RDC : Quand le dollar devient indésirable sur les marchés de Kinshasa

La situation économique à Kinshasa prend une tournure inattendue. Le dollar américain, longtemps perçu comme la valeur refuge, est désormais boudé par plusieurs commerçants. Une instabilité qui traduit le désarroi d’un marché local en perte de repères.
Dans les grandes artères commerciales de Kinshasa, la tension est palpable. Si certains citoyens dénoncent la dépréciation du dollar face au franc congolais, d’autres peinent à comprendre le retournement brutal du marché. Désormais, de nombreux petits commerçants refusent catégoriquement les paiements en billets verts.
« Allez d’abord changer vos dollars ! », lancent-ils à leurs clients, contraints de courir vers les cambistes avant d’espérer acheter ne serait-ce qu’un pain ou un bidon d’huile.
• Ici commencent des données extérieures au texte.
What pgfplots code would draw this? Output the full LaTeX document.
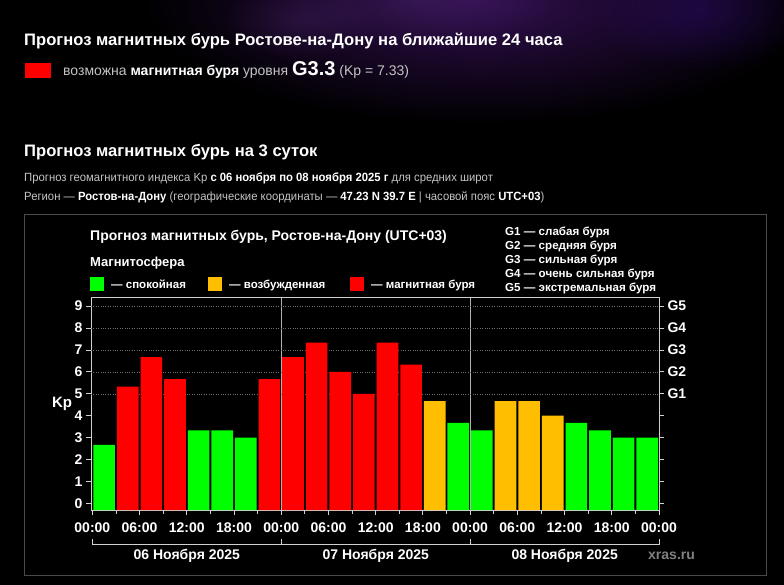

Mais même ce passage obligé ne garantit pas la tranquillité. Car sur les points de change, la confusion règne également. Les cambistes, souvent maîtres de la rue, fixent leurs propres taux d’échange, bien éloignés de ceux publiés par la Banque centrale du Congo. Ce mardi matin, certaines zones de la capitale ont vu le taux descendre jusqu’à 1 800 francs congolais pour un dollar, un chiffre qui illustre l’ampleur du désordre.
Cette situation fragilise tout un pan de l’économie urbaine. Les détaillants, pris entre la peur de perdre et la méfiance vis-à-vis d’une monnaie devenue instable, préfèrent s’en tenir au franc congolais. Dans les marchés populaires de Gambela, Victoire ou Matete, le dollar est même devenu synonyme d’embarras.
« C’est comme si on portait un fardeau. Personne n’en veut », confie une vendeuse de légumes.
Pendant ce temps, les autorités monétaires semblent minimiser l’ampleur du choc. Les communiqués officiels parlent de “fluctuations temporaires”, mais sur le terrain, les ménages constatent une réalité bien plus rude, les prix changent au gré de la peur et de la rumeur.
Au-delà de la capitale, les répercussions commencent à se faire sentir dans d’autres grandes villes comme Kananga ou Mbuji-Mayi. Dans un contexte où la confiance monétaire est déjà fragile, cette nouvelle onde de choc met à nu la dépendance de l’économie congolaise à la devise américaine.
Le franc congolais, pourtant symbole national, reste une monnaie que beaucoup hésitent encore à considérer comme stable.Alors que Kinshasa découvre, à contre-courant, les effets d’un dollar en perte de vitesse, une leçon s’impose, la confiance dans la monnaie nationale ne se décrète pas, elle se construit. Et tant que les Congolais continueront à naviguer entre deux monnaies, l’équilibre économique du pays restera un mirage instable.